Kirchliches Arbeitsrecht: Mehr auf den Einzelfall schauen
KNA: Was heißt das konkret für kirchliche Angestellte?
Woelki: Nicht jeder, der zivilrechtlich wieder geheiratet hat, wird von der Kirche entlassen. Das ist Schwarz-Weiß-Malerei, die der Realität nicht entspricht. Wir Bischöfe werden jetzt erneut das kirchliche Arbeitsrecht in den Blick nehmen. Wir werden noch mehr als bisher auf den Einzelfall schauen. In vielen Bereichen von Caritas und Kirche werden Mitarbeiter nicht den Loyalitäts-Obliegenheiten der Kirche entsprechen müssen. Frauen und Männer in der Verkündigung müssen aber nach den Lehren der Kirche leben, um ihren Auftrag authentisch zu erfüllen.
KNA: Wie auch in Berlin lebt im Erzbistum Köln eine große Zahl von Muslimen. Wie kann man den Frieden zwischen den Religionen fördern - auch angesichts der vielen militanten Salafisten?

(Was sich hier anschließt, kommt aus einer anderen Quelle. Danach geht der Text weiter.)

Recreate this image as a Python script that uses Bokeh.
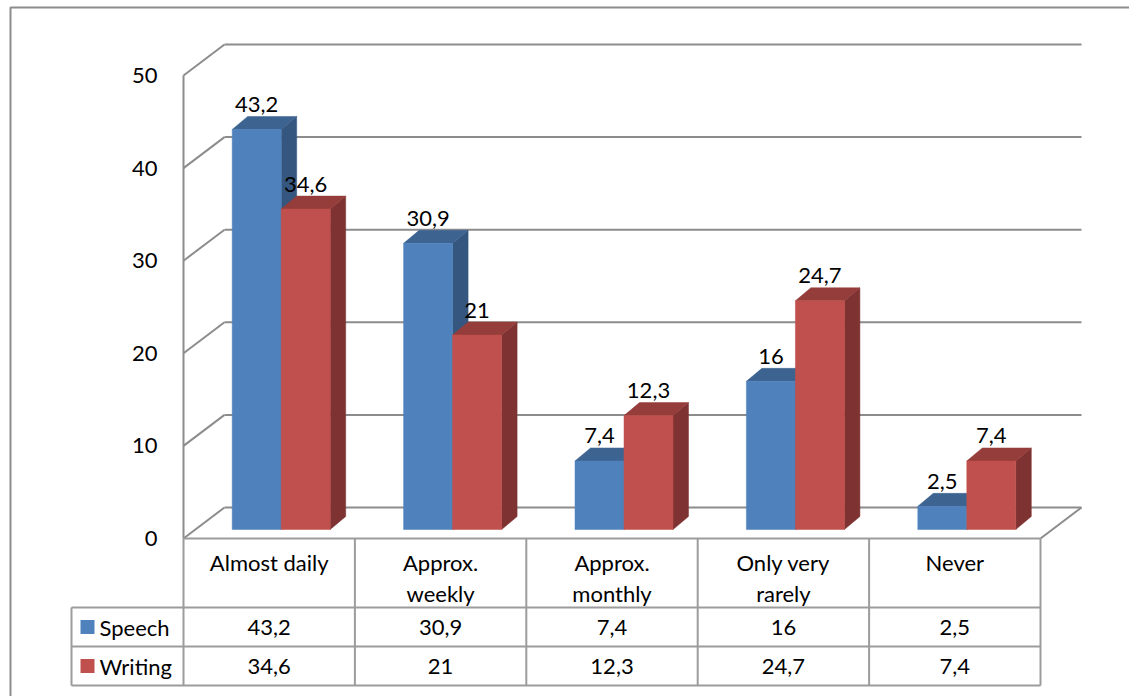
from bokeh.plotting import figure
from bokeh.models import Range1d
from bokeh.core.properties import value
from bokeh.embed import file_html
from bokeh.resources import INLINE

# ---- data -------------------------------------------------------------
categories = ["Almost daily", "Approx.\nweekly", "Approx.\nmonthly", "Only very\nrarely", "Never"]
series_names = ["Speech", "Writing"]
speech = [43.2, 30.9, 7.4, 16, 2.5]
writing = [34.6, 21, 12.3, 24.7, 7.4]
y_ticks = [0, 10, 20, 30, 40, 50]

# ---- style ------------------------------------------------------------
FRONT = ["#4F81BD", "#C0504D"]
TOP = ["#3D6391", "#953D3B"]
SIDE = ["#34567F", "#7E3231"]
GRID = "#8C8C8C"
TABLE = "#9C9C9C"
FONT = value("Lato")
FSIZE = value("22px")

W, H = 1129, 696
CAT_PX = 171.4          # pixels per category slot
VAL_PX = 9.26           # pixels per value unit
X0_PX, Y0_PX = 183, 538  # front-left floor corner on screen

# depth of the 3D box and of the bars, in data units
WALL_DX, WALL_DY = 41 / CAT_PX, 31 / VAL_PX
BAR_DX0, BAR_DY0 = 12 / CAT_PX, 9 / VAL_PX
BAR_DDX, BAR_DDY = 15.5 / CAT_PX, 13 / VAL_PX
BAR_W = 49 / CAT_PX

# data-table geometry (rows hang below the value axis)
ROW1 = -69 / VAL_PX
ROW2 = ROW1 - 39 / VAL_PX
ROW3 = ROW2 - 39 / VAL_PX
TABLE_LEFT = -112 / CAT_PX
KEY_X = TABLE_LEFT + 16 / CAT_PX

n = len(categories)
ymax = y_ticks[-1]

p = figure(width=W, height=H,
           x_range=Range1d(-X0_PX / CAT_PX, (W - X0_PX) / CAT_PX),
           y_range=Range1d(-(H - Y0_PX) / VAL_PX, Y0_PX / VAL_PX),
           x_axis_location=None, y_axis_location=None,
           output_backend="svg", toolbar_location=None,
           min_border=0, outline_line_color=None)
p.grid.visible = False
p.background_fill_color = "white"

# chart-area border
bx = -173 / CAT_PX
by = 531 / VAL_PX
p.line([bx, bx, 10], [-30, by, by], line_color=GRID, line_width=2)

# back wall gridlines, side wall diagonals, front edge, floor edge
p.multi_line([[WALL_DX, n + WALL_DX] for _ in y_ticks],
             [[t + WALL_DY, t + WALL_DY] for t in y_ticks],
             line_color=GRID, line_width=2)
p.multi_line([[0, WALL_DX] for _ in y_ticks],
             [[t, t + WALL_DY] for t in y_ticks],
             line_color=GRID, line_width=2)
p.line([0, 0], [0, ymax], line_color=GRID, line_width=2)
p.line([n, n + WALL_DX], [0, WALL_DY], line_color=GRID, line_width=2)

# 3D columns
for s, vals in enumerate([speech, writing]):
    fx, fy, tx, ty, sx, sy = [], [], [], [], [], []
    for i, v in enumerate(vals):
        l = i + 0.5 - BAR_W + s * BAR_W + BAR_DX0
        r = l + BAR_W
        b = BAR_DY0
        t = v + BAR_DY0
        fx.append([l, r, r, l]); fy.append([b, b, t, t])
        tx.append([l, r, r + BAR_DDX, l + BAR_DDX]); ty.append([t, t, t + BAR_DDY, t + BAR_DDY])
        sx.append([r, r + BAR_DDX, r + BAR_DDX, r]); sy.append([b, b + BAR_DDY, t + BAR_DDY, t])
    p.patches(sx, sy, fill_color=SIDE[s], line_color=SIDE[s], line_width=0.5)
    p.patches(tx, ty, fill_color=TOP[s], line_color=TOP[s], line_width=0.5)
    p.patches(fx, fy, fill_color=FRONT[s], line_color=FRONT[s], line_width=0.5)

def fmt(v):
    return f"{v:g}".replace(".", ",")

# value labels above the columns
for s, vals in enumerate([speech, writing]):
    xs = [i + 0.5 - BAR_W / 2 + s * BAR_W + BAR_DX0 for i in range(n)]
    ys = [v + BAR_DY0 for v in vals]
    p.text(xs, ys, text=[fmt(v) for v in vals], text_align="center",
           text_baseline="alphabetic", y_offset=-25,
           text_font=FONT, text_font_size=FSIZE, text_color="black")

# value axis labels
p.text([0] * len(y_ticks), y_ticks, text=[str(t) for t in y_ticks],
       x_offset=-26, text_align="right", text_baseline="middle",
       text_font=FONT, text_font_size=FSIZE, text_color="black")

# data table grid
p.multi_line([[0, n], [TABLE_LEFT, n], [TABLE_LEFT, n], [TABLE_LEFT, n]],
             [[0, 0], [ROW1, ROW1], [ROW2, ROW2], [ROW3, ROW3]],
             line_color=TABLE, line_width=2)
p.multi_line([[k, k] for k in range(n + 1)] + [[TABLE_LEFT, TABLE_LEFT]],
             [[0, ROW3] for _ in range(n + 1)] + [[ROW1, ROW3]],
             line_color=TABLE, line_width=2)

# category headers
p.text([i + 0.5 for i in range(n)], [0] * n, text=categories,
       text_align="center", text_baseline="top", y_offset=10,
       text_line_height=1.15,
       text_font=FONT, text_font_size=FSIZE, text_color="black")

# table rows: legend key, name, values
row_mid = [(ROW1 + ROW2) / 2, (ROW2 + ROW3) / 2]
for s, vals in enumerate([speech, writing]):
    p.scatter([KEY_X], [row_mid[s]], marker="square", size=14,
              fill_color=FRONT[s], line_color=None)
    p.text([TABLE_LEFT], [row_mid[s]], text=[series_names[s]], x_offset=28,
           text_align="left", text_baseline="middle",
           text_font=FONT, text_font_size=FSIZE, text_color="black")
    p.text([i + 0.5 for i in range(n)], [row_mid[s]] * n,
           text=[fmt(v) for v in vals], text_align="center", text_baseline="middle",
           text_font=FONT, text_font_size=FSIZE, text_color="black")

open("out.html", "w").write(file_html(p, INLINE))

Woelki: Christentum und Islam verbindet der Glaube an einen barmherzigen Gott. Gewalt ist nie religiös zu rechtfertigen. Pervertierungen gab es leider sowohl in der Geschichte des Christentums als auch des Islams. Diese Auswüchse dürfen aber nicht mit der Religion gleichgesetzt werden. Es ist nicht in Ordnung, angesichts von Gewaltexzessen etwa der Terrormiliz "Islamischer Staat" Muslime pauschal zu diskriminieren. Andererseits haben militante Salafisten in einem pluralen Rechtsstaat nichts zu suchen. Dagegen gilt es mit rechtsstaatlichen Mitteln vorzugehen.
KNA: Umgekehrt machen sich auch Gegenbewegungen wie "Hooligans gegen Salafisten" oder "Patrioten Europas gegen Islamisierung des Abendlandes" (Pegida) diese Stimmung zunutze.
Woelki: Solche "Retter des Abendlandes" brauchen wir nicht. Wir müssen diese Herausforderungen mit rechtsstaatlichen Mitteln lösen. Es ist gut, dass zur Gegendemonstration am Montag Parteien, gesellschaftliche Gruppen und auch die Kirche aufgerufen haben.
Das Interview führten Sabine Kleyboldt und Andreas Otto.